No one got arrested.
No one even got bitten.
And the Cross Fork hunt was only two weeks away.
Pa.'s poisonous snakes
Timber rattlesnake
A large, thick snake, with females growing to about 40 inches and males often topping 50 inches.
Ranges in color from black to yellow to a grayish-brown. The tail is always black.
One of the most potentially dangerous snakes in the United States because of the potency of the hemotoxin in its venom.
Usually sluggish and non-confrontational unless provoked.
Found throughout the state north and west of York County. Pennsylvania holds the largest timber rattlesnake range in the Northeast.

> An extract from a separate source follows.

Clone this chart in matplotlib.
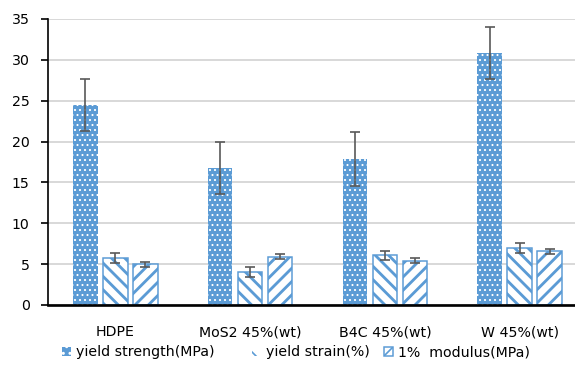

Rattle segments are gained through each shedding, not each year. The oldest segments at the tip of the tail sometimes break off.
Can live to 30 years or older.
Copperhead
A medium-sized snake that doesn't usually grow beyond 30 to 35 inches.
Most distinctive feature is its copper- or bronze-colored head. It also uses tan, brown or rust-colored bands on its body as camouflage.
Often mistaken for the non-poisonous milk snake, northern water snake or eastern hognose snake.
Smaller, more slender and quicker than the timber rattler - though both are often found in the same areas.
The only poisonous snake found in York County.
Massasagua rattlesnake
A smaller snake that usually grows from 20 to 30 inches.
The name is derived from the Chippewa language, translating to "great river-mouth." The snake prefers wet habitats and often is called the "swamp" rattler.
Features a row of black or dark brown hourglass-shaped markings on a brownish-gray body.
Found in the west and northwest sections of the state.
Where it happens
The Landisburg Snake Hunt will be held July 14-15 at the volunteer fire department in the Perry County town, about 15 miles north of Carlisle along Route 850. Hunters will be looking for timber rattlesnakes and copperheads.
There are seven snake hunts in Pennsylvania each year:
The Sinnemahoning (Cameron County) and Morris (Tioga County) hunts are held in the beginning of June.
The Noxen hunt (Wyoming County), just north of Wilkes-Barre, is held the week after.
The Cross Fork (Potter County) and Monroeton (Bradford County) hunts are in mid-June.
The Landisburg (Perry County) hunt is in mid-July, followed by a Westmoreland County hunt near Pittsburgh at the end of the month.